Here are some small notes too.

1.  page 12, bill walks Tony...or Eddie outside?

2. first conversation between Moe and Anglich....talk about what we are seeing.  They talk about how they like their eggs.....They could have easily said "how's your wife?" "Dead".  Get the point?

3.  page 27 7/8  What if the detective just said "sorry about that Pete".  economy of words.  You can use and economy of words to great ends and open that space up for more intriguing dialogue.  Just that one word not only establishes that the cops know Pete...but also allows the audience to use their imagination about the extent.

4.  page28 2/8 Anglich "so I'm guess (should be guessing?)"

5.  page 29 Have Moe slide him a cup of coffee instead of going "you need coffee? sure." Economy of words again...also don't talk about what we are seeing.  

6.  page 30 7/8 throws the match to the floor...should be ground?

7.  page 37 1/8 police car is park (should be park'ed')

8  Page 66 Det.
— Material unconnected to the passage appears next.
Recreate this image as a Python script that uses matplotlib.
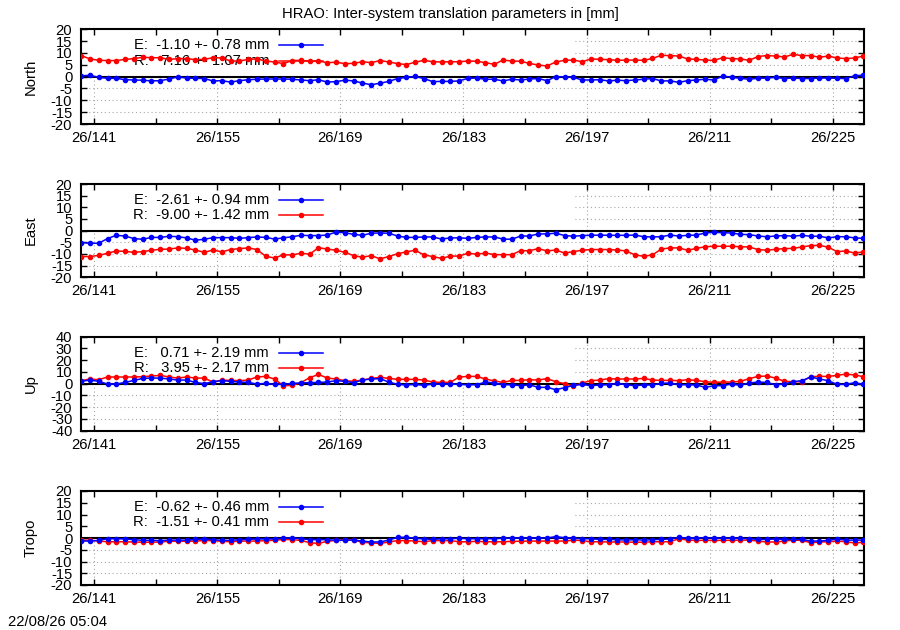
import numpy as np
import matplotlib
matplotlib.use('Agg')
import matplotlib.pyplot as plt
from matplotlib.patches import Rectangle
from matplotlib.ticker import FixedLocator

plt.rcParams['font.family'] = ['Liberation Sans', 'DejaVu Sans']
plt.rcParams['font.size'] = 10.6

title = 'HRAO: Inter-system translation parameters in [mm]'
stamp = '22/08/26 05:04'

# daily solutions, first one at day 139.5
first_day = 139.5
tick_days = [141, 155, 169, 183, 197, 211, 225]
tick_labels = ['26/141', '26/155', '26/169', '26/183', '26/197', '26/211', '26/225']
minor_days = [148, 162, 176, 190, 204, 218]

north_e = [0.3, 0.6, -0.3, -0.7, -0.7, -1.3, -1.4, -1.5, -1.8, -1.7,
           -1.0, -0.1, -0.6, -0.7, -0.8, -1.8, -1.7, -2.3, -1.7, -1.3,
           -1.1, -1.0, -1.0, -1.0, -1.1, -1.4, -1.7, -1.3, -2.3, -2.1,
           -1.5, -1.8, -2.7, -3.4, -2.8, -2.0, -0.8, -0.3, 0.1, -0.8,
           -2.1, -2.0, -2.0, -1.8, -0.7, -0.6, -1.1, -1.1, -1.8, -1.1,
           -1.4, -1.0, -0.8, -1.7, 0.0, -0.1, -0.3, -1.4, -1.4, -1.3,
           -1.8, -1.5, -1.7, -1.4, -1.1, -0.8, -1.8, -1.8, -2.4, -1.7,
           -1.4, -1.1, -1.4, 0.3, -0.3, -0.7, -1.1, -0.7, -0.6, -0.3,
           -0.8, -0.6, -0.8, -0.8, -0.6, -0.6, -0.7, -0.8, 0.4, 0.6]
north_r = [8.9, 7.5, 6.9, 6.8, 6.8, 7.3, 7.6, 8.2, 8.0, 8.0,
           7.3, 7.6, 7.6, 7.2, 7.3, 8.0, 7.9, 6.6, 6.6, 7.3,
           7.5, 6.6, 6.2, 5.5, 6.8, 6.9, 6.5, 6.6, 5.9, 6.1,
           5.5, 5.6, 6.3, 5.9, 6.8, 6.2, 5.5, 5.1, 6.1, 6.9,
           6.3, 6.2, 6.3, 6.3, 6.6, 6.5, 5.9, 5.2, 7.0, 6.6,
           6.5, 5.6, 4.9, 4.5, 6.2, 6.9, 7.0, 6.3, 7.5, 7.3,
           7.2, 6.9, 7.0, 7.0, 6.9, 7.7, 9.0, 8.9, 8.7, 7.5,
           7.3, 7.0, 6.9, 8.0, 7.6, 7.5, 6.9, 8.5, 8.9, 8.7,
           8.3, 9.4, 8.9, 8.9, 8.2, 8.7, 7.9, 7.6, 7.9, 8.7]

east_e = [-5.1, -5.4, -5.4, -3.4, -2.0, -2.3, -3.4, -3.7, -2.9, -2.9,
          -2.4, -2.6, -3.1, -4.1, -3.7, -3.0, -3.0, -3.0, -3.3, -3.0,
          -2.7, -2.9, -3.6, -3.1, -2.6, -2.0, -2.1, -2.1, -1.9, -0.6,
          -0.9, -1.6, -2.0, -1.1, -1.0, -1.1, -2.3, -2.9, -2.9, -2.7,
          -2.7, -3.6, -3.1, -3.1, -3.3, -2.9, -2.7, -2.7, -3.6, -3.7,
          -2.3, -2.3, -1.4, -1.4, -1.1, -2.1, -2.4, -2.1, -2.0, -1.9,
          -2.0, -2.0, -2.0, -1.9, -2.6, -2.7, -2.6, -1.9, -2.3, -2.0,
          -1.9, -1.0, -0.7, -0.9, -1.0, -1.6, -1.7, -2.3, -2.6, -2.3,
          -2.1, -2.4, -2.0, -2.4, -2.4, -3.1, -2.6, -2.6, -3.1, -3.3]
east_r = [-11.1, -11.1, -10.6, -9.7, -8.7, -8.9, -9.3, -9.0, -8.4, -8.0,
          -7.9, -7.4, -7.6, -8.3, -9.3, -8.3, -9.1, -8.1, -7.7, -7.4,
          -8.1, -11.0, -11.7, -10.4, -10.4, -9.7, -10.1, -7.3, -7.9, -8.4,
          -9.3, -10.7, -11.4, -10.7, -12.1, -11.1, -9.9, -9.1, -8.4, -10.4,
          -11.1, -11.9, -10.9, -10.9, -9.7, -10.1, -9.6, -10.3, -10.3, -10.3,
          -8.6, -8.6, -7.7, -8.7, -8.3, -9.6, -9.0, -8.4, -8.1, -8.1,
          -8.1, -8.3, -8.7, -10.4, -11.0, -10.4, -7.9, -7.4, -7.4, -8.4,
          -7.6, -6.9, -6.7, -6.7, -6.7, -6.9, -7.0, -8.1, -8.4, -8.0,
          -7.7, -7.6, -7.0, -6.4, -6.3, -7.1, -9.0, -8.7, -9.6, -9.1]

up_e = [2.0, 3.1, 2.0, -0.3, -0.3, 1.1, 2.8, 4.5, 4.8, 4.8,
        4.0, 3.1, 3.1, 1.1, 0.0, 1.7, 2.6, 2.0, 1.4, 1.1,
        -0.3, 0.3, -0.6, -0.6, 0.3, 0.6, 0.9, 1.1, 1.4, 2.6,
        2.0, 0.9, 3.1, 4.0, 4.3, 1.4, -0.6, -1.1, -0.6, -1.4,
        -0.3, -0.3, -0.3, -0.6, -0.9, -0.9, 1.4, 0.6, -0.9, -0.9,
        -1.7, -0.9, -3.1, -3.1, -5.1, -3.4, -1.4, -0.6, -1.7, -1.1,
        -0.9, 0.3, -0.9, -1.7, -1.1, -1.1, 0.3, 0.6, -0.9, -0.9,
        -1.1, -3.1, -1.7, -1.7, -0.3, -1.4, 0.6, 1.4, 1.1, -0.9,
        -0.3, 1.7, 2.6, 5.7, 4.0, 2.6, -0.6, -0.6, 0.9, -0.6]
up_r = [2.6, 4.0, 3.4, 5.7, 5.7, 5.7, 5.7, 6.0, 6.5, 7.1,
        5.7, 4.8, 5.7, 4.8, 4.8, 1.4, 3.1, 2.8, 2.6, 3.1,
        5.7, 6.2, 4.0, -1.7, -1.4, 0.9, 5.1, 7.9, 4.8, 4.0,
        2.6, 2.0, 3.1, 4.5, 5.4, 4.5, 3.7, 3.7, 3.7, 3.1,
        1.4, 1.1, 1.1, 5.7, 6.2, 6.2, 4.0, 2.3, 1.1, 2.8,
        2.8, 3.4, 3.1, 4.3, 1.7, 0.0, -2.0, 0.6, 2.6, 3.1,
        4.3, 4.0, 4.0, 4.0, 4.5, 3.1, 2.8, 2.8, 2.6, 3.4,
        2.8, 1.7, 1.1, 1.4, 1.4, 2.0, 4.3, 6.2, 6.5, 4.8,
        2.0, 1.7, 1.7, 6.0, 6.2, 6.2, 7.1, 8.2, 7.4, 6.0]

tropo_e = [-1.3, -1.3, -1.0, -0.3, -0.3, -0.4, -0.7, -1.0, -1.0, -1.1,
           -0.9, -0.9, -0.9, -0.6, -0.4, -0.7, -1.0, -1.0, -0.7, -0.6,
           -0.4, -0.4, -0.4, -0.1, 0.1, -0.3, -0.7, -0.7, -0.7, -1.0,
           -0.9, -0.9, -1.3, -1.7, -1.7, -0.9, 0.3, 0.3, -0.1, -0.4,
           -0.6, -0.3, -0.3, -0.1, -0.3, -0.3, -0.3, -0.3, -0.1, -0.1,
           0.1, -0.1, 0.1, 0.0, 0.6, 0.1, -0.1, -0.3, -0.3, -0.6,
           -0.6, -0.7, -0.9, -0.7, -0.9, -0.7, -0.6, -0.4, 0.3, -0.1,
           0.0, 0.1, 0.0, -0.1, -0.1, -0.1, -0.3, -0.6, -0.6, -0.4,
           -0.6, -0.6, -0.6, -1.3, -1.3, -1.0, -0.4, -0.9, -0.9, -0.9]
tropo_r = [-0.9, -1.0, -1.3, -1.6, -1.6, -1.6, -1.7, -1.8, -1.8, -1.7,
           -1.4, -1.4, -1.4, -1.3, -1.1, -1.1, -1.4, -1.6, -1.3, -1.3,
           -1.3, -1.1, -1.0, -0.6, -0.7, -1.0, -2.0, -2.3, -1.4, -1.0,
           -0.7, -0.9, -1.8, -2.1, -2.3, -1.7, -1.1, -1.1, -1.3, -1.6,
           -1.1, -1.1, -1.1, -1.6, -1.6, -1.4, -1.6, -1.6, -1.6, -1.4,
           -1.4, -1.3, -1.3, -1.3, -1.3, -1.3, -0.9, -1.1, -1.6, -1.6,
           -1.7, -1.7, -1.7, -1.8, -1.8, -1.6, -1.6, -1.6, -0.3, -0.9,
           -1.0, -1.0, -1.0, -1.0, -1.0, -0.9, -0.9, -1.3, -1.7, -1.7,
           -1.3, -0.9, -1.0, -2.0, -1.7, -1.6, -1.3, -1.6, -2.1, -1.8]

panel_names = ['North', 'East', 'Up', 'Tropo']
panel_e = [north_e, east_e, up_e, tropo_e]
panel_r = [north_r, east_r, up_r, tropo_r]
panel_lim = [20, 20, 40, 20]
panel_step = [5, 5, 10, 5]
legend_e = ['E:  -1.10 +- 0.78 mm', 'E:  -2.61 +- 0.94 mm',
            'E:   0.71 +- 2.19 mm', 'E:  -0.62 +- 0.46 mm']
legend_r = ['R:   7.16 +- 1.07 mm', 'R:  -9.00 +- 1.42 mm',
            'R:   3.95 +- 2.17 mm', 'R:  -1.51 +- 0.41 mm']

W, H = 900, 630
ax_left, ax_right = 80.7, 864.3
ax_tops = [29.3, 184.0, 336.7, 491.0]
ax_bots = [124.0, 277.3, 430.7, 585.0]

fig = plt.figure(figsize=(9, 6.3), dpi=100)

for i in range(4):
    ax = fig.add_axes([ax_left / W, 1 - ax_bots[i] / H,
                       (ax_right - ax_left) / W, (ax_bots[i] - ax_tops[i]) / H])
    e = np.array(panel_e[i])
    r = np.array(panel_r[i])
    x = first_day + np.arange(len(e))
    lim = panel_lim[i]
    yt = np.arange(-lim, lim + panel_step[i], panel_step[i])

    ax.set_xlim(139.45, 228.6)
    ax.set_ylim(-lim, lim)
    ax.set_yticks(yt)
    ax.set_yticklabels([str(v) for v in yt])
    ax.set_xticks(tick_days)
    ax.set_xticklabels(tick_labels)
    ax.xaxis.set_minor_locator(FixedLocator(minor_days))
    ax.tick_params(which='both', direction='in', top=True, right=True,
                   length=4.5, width=1.0)
    ax.tick_params(axis='x', pad=5)
    ax.tick_params(axis='y', pad=6)
    for s in ax.spines.values():
        s.set_linewidth(1.5)

    # dotted grid, hidden behind the key box
    for v in yt[1:-1]:
        ax.axhline(v, color='#a8a8a8', lw=0.8, ls=(0, (1, 2.5)), zorder=0.5)
    for d in tick_days:
        ax.axvline(d, color='#a8a8a8', lw=0.8, ls=(0, (1, 2.5)), zorder=0.5)
    ax.add_patch(Rectangle((0, 0.5), (573 - ax_left) / (ax_right - ax_left), 0.5,
                           transform=ax.transAxes, facecolor='white',
                           edgecolor='none', zorder=1))
    ax.axhline(0, color='black', lw=1.5, zorder=2)

    # key
    x_txt = (269 - ax_left) / (ax_right - ax_left)
    x0 = (279 - ax_left) / (ax_right - ax_left)
    x1 = (323 - ax_left) / (ax_right - ax_left)
    for label, col, yk in [(legend_e[i], 'blue', 0.83), (legend_r[i], 'red', 0.668)]:
        ax.text(x_txt, yk, label, transform=ax.transAxes, ha='right',
                va='center', zorder=2.5)
        ax.plot([x0, x1], [yk, yk], color=col, lw=1.1, transform=ax.transAxes,
                zorder=2.6)
        ax.plot([(x0 + x1) / 2], [yk], 'o', color=col, ms=3,
                transform=ax.transAxes, zorder=2.6)

    ax.plot(x, r, '-o', color='red', lw=1.1, ms=3, zorder=3)
    ax.plot(x, e, '-o', color='blue', lw=1.1, ms=3, zorder=3.1)

    ax.set_ylabel(panel_names[i], va='center')
    ax.yaxis.set_label_coords((31 - ax_left) / (ax_right - ax_left), 0.5)

fig.text(0.5, 1 - 14 / H, title, ha='center', va='center')
fig.text(8 / W, 1 - 622 / H, stamp, ha='left', va='center')

fig.savefig('out.png', dpi=100)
Johnson tells Vindaury he can't go in...then in the next scene he's in.  Why the denial?  Denial in a story is really just a stalling tactic.  You can use it to effect sometimes, but mostly you know the action is going to happen anyway...why bother denying?

Overall, great start.
We live in an age that reads too much to be intelligent and thinks too much to be beautiful.

metroshane

Quotethe idea of one of vidaury's films playing somewhere in the background is a good one, but it's a little bit difficult to do since my envisioning for the time period of the story is before TVs were readily available.

How about a movie poster or marquee in the background?
We live in an age that reads too much to be intelligent and thinks too much to be beautiful.